In Europe, Abraham highlighted a EUR 123 million French acquisition via a Carrefour sale-and-leaseback at a 6.6% net initial yield. He described Carrefour as a “great grocer” for the company to work with and cited its 21% market share, EUR 42 billion of annual sales, and investment-grade credit rating.

During Q&A, management reiterated that potential investment in grocery distribution would be “opportunity led” and guided by mission-critical characteristics and returns, with Tesco and Sainsbury’s cited as the “easiest move” in the near term given existing relationships.

On dividends, management said the company’s full redeployment of JV proceeds, along with cost savings, supported confidence to upgrade guidance to a minimum 2% dividend uplift per year from the next financial year. Mike added that, given the inflation linkage embedded in lease structures, the “ambition at some point” is to pass through inflation-linked rent growth through dividend growth, while emphasizing the progress already made in setting a higher minimum target.

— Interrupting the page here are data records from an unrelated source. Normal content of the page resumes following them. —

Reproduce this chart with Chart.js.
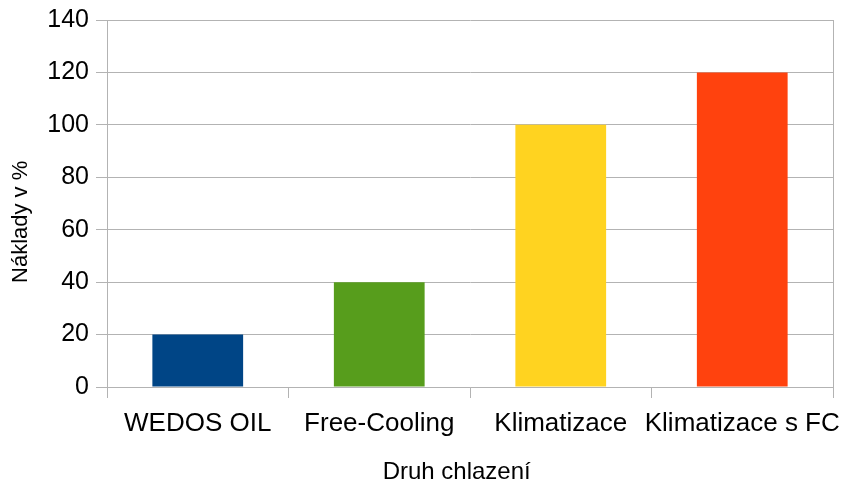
<!DOCTYPE html>
<html>
<head>
<meta charset="utf-8">
<script src="https://cdn.jsdelivr.net/npm/chart.js@4/dist/chart.umd.min.js"></script>
<style>
  html, body { margin: 0; padding: 0; background: #fff; }
  #wrap { width: 846px; height: 482px; }
</style>
</head>
<body>
<div id="wrap"><canvas id="chart-costs"></canvas></div>
<script>
// druhy chlazení a náklady v %
const categories = ["WEDOS OIL", "Free-Cooling", "Klimatizace", "Klimatizace s FC"];
const costs = [20, 40, 100, 120];
const barColors = ["#004586", "#579d1c", "#ffd320", "#ff420e"];
const yTicks = [0, 20, 40, 60, 80, 100, 120, 140];

const gridColor = "#b3b3b3";
const font = "'Liberation Sans', Arial, sans-serif";

document.addEventListener("DOMContentLoaded", () => {
  const ctx = document.getElementById("chart-costs");
  new Chart(ctx, {
    type: "bar",
    data: {
      labels: categories,
      datasets: [
        {
          label: "Náklady v %",
          data: costs,
          backgroundColor: barColors,
          categoryPercentage: 1,
          barPercentage: 0.5,
        },
      ],
    },
    options: {
      responsive: true,
      maintainAspectRatio: false,
      animation: false,
      layout: { padding: { top: 20, right: 13, left: 4, bottom: 0 } },
      plugins: {
        legend: { display: false },
        tooltip: { enabled: false },
      },
      scales: {
        x: {
          grid: {
            offset: true,
            drawOnChartArea: false,
            color: gridColor,
            tickLength: 11,
          },
          border: { color: gridColor },
          ticks: {
            color: "#000",
            font: { family: font, size: 26 },
            padding: 10,
            maxRotation: 0,
            autoSkip: false,
          },
          title: {
            display: true,
            text: "Druh chlazení\u00a0\u00a0\u00a0\u00a0",
            color: "#000",
            font: { family: font, size: 24 },
            padding: { top: 12, bottom: -5 },
          },
          afterFit: (scale) => {
            scale.height = 95;
            scale.paddingLeft = 0;
            scale.paddingRight = 0;
          },
        },
        y: {
          min: 0,
          max: 140,
          afterBuildTicks: (scale) => { scale.ticks = yTicks.map((v) => ({ value: v })); },
          grid: { color: gridColor, tickLength: 11 },
          border: { color: gridColor },
          ticks: { color: "#000", font: { family: font, size: 25 }, padding: 7 },
          title: {
            display: true,
            text: "Náklady v %\u00a0\u00a0\u00a0\u00a0\u00a0\u00a0",
            color: "#000",
            font: { family: font, size: 22 },
          },
          afterFit: (scale) => {
            scale.width = 103;
            scale.paddingTop = 0;
            scale.paddingBottom = 0;
          },
        },
        y2: {
          position: "right",
          min: 0,
          max: 140,
          grid: { drawOnChartArea: false, drawTicks: false },
          border: { color: gridColor },
          ticks: { display: false },
          afterFit: (scale) => {
            scale.width = 0;
            scale.paddingTop = 0;
            scale.paddingBottom = 0;
          },
        },
      },
    },
  });
});
</script>
</body>
</html>
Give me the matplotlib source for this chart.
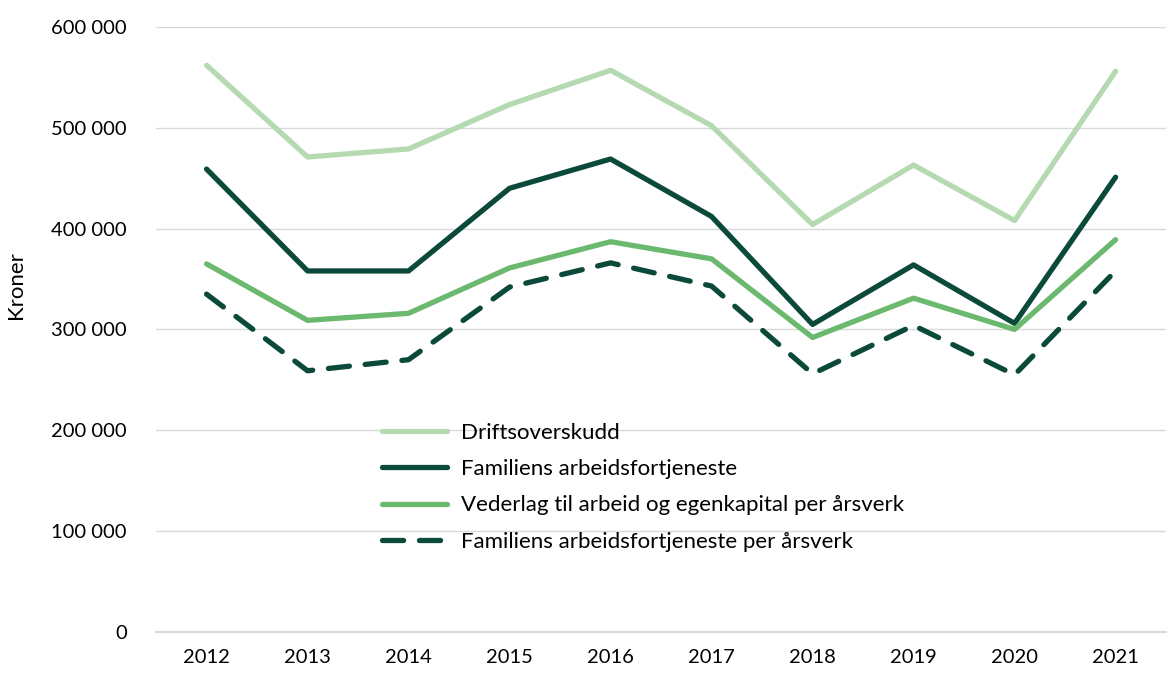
import matplotlib
matplotlib.use("Agg")
import matplotlib.pyplot as plt
from matplotlib.ticker import FuncFormatter

plt.rcParams['font.family'] = ['Lato', 'DejaVu Sans']

years = ["2012", "2013", "2014", "2015", "2016", "2017", "2018", "2019", "2020", "2021"]

driftsoverskudd = [562000, 471000, 479000, 523000, 557000, 502000, 404000, 463000, 408000, 556000]
familiens = [459000, 358000, 358000, 440000, 469000, 412000, 305000, 364000, 306000, 451000]
vederlag = [365000, 309000, 316000, 361000, 387000, 370000, 292000, 331000, 300000, 389000]
familiens_aarsverk = [335000, 259000, 270000, 342000, 366000, 343000, 256000, 304000, 255000, 358000]

labels = ["Driftsoverskudd",
          "Familiens arbeidsfortjeneste",
          "Vederlag til arbeid og egenkapital per årsverk",
          "Familiens arbeidsfortjeneste per årsverk"]

fig = plt.figure(figsize=(11.69, 6.73), dpi=100)
ax = fig.add_axes([0.1335, 0.061, 0.864, 0.899])

x = range(len(years))
ax.plot(x, driftsoverskudd, color="#b5dab2", lw=3.8, label=labels[0], solid_capstyle="round")
ax.plot(x, familiens, color="#0b4a3a", lw=3.8, label=labels[1], solid_capstyle="round")
ax.plot(x, vederlag, color="#6bb86f", lw=3.8, label=labels[2], solid_capstyle="round")
ax.plot(x, familiens_aarsverk, color="#0b4a3a", lw=3.8, label=labels[3],
        dashes=(4, 3), dash_capstyle="round")

ax.set_xlim(-0.5, len(years) - 0.5)
ax.set_ylim(0, 600000)
ax.set_yticks(range(0, 600001, 100000))
ax.yaxis.set_major_formatter(FuncFormatter(lambda v, p: f"{int(v):,}".replace(",", " ")))
ax.set_xticks(list(x))
ax.set_xticklabels(years)
ax.grid(axis="y", color="#d9d9d9", lw=1)
ax.set_axisbelow(True)
for s in ["top", "right", "left"]:
    ax.spines[s].set_visible(False)
ax.spines["bottom"].set_color("#d9d9d9")
ax.spines["bottom"].set_linewidth(1.5)
ax.tick_params(length=0, labelsize=14.5, colors="#000000", pad=12)
ax.tick_params(axis="y", pad=21)
ax.set_ylabel("Kroner", fontsize=16)
ax.yaxis.set_label_coords(-0.129, 0.574)

ax.legend(loc="upper left", bbox_to_anchor=(0.215, 0.36), frameon=False,
          fontsize=16, handlelength=2.9, handletextpad=0.65, labelspacing=0.73,
          borderaxespad=0)

fig.savefig("out.png", dpi=100)
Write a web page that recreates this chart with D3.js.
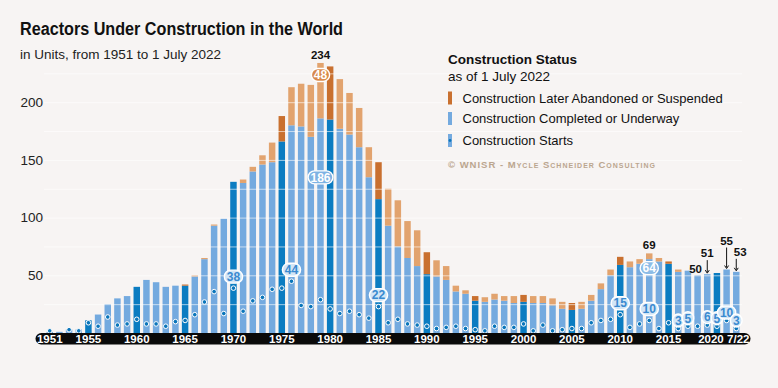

About Supermarket Income REIT (LON:SUPR)

Supermarket Income REIT plc (LSE: SUPR, JSE: SRI), a FTSE 250 company, is the only LSE listed company dedicated to investing in grocery properties which are an essential part of national food infrastructure. The Company focuses on grocery stores which are predominantly omnichannel, fulfilling online and in-person sales and are let to leading supermarket operators in the UK and Europe.

The Company’s properties earn long-dated, secure, inflation-linked, growing income. SUPR targets a progressive dividend and the potential for long term capital growth.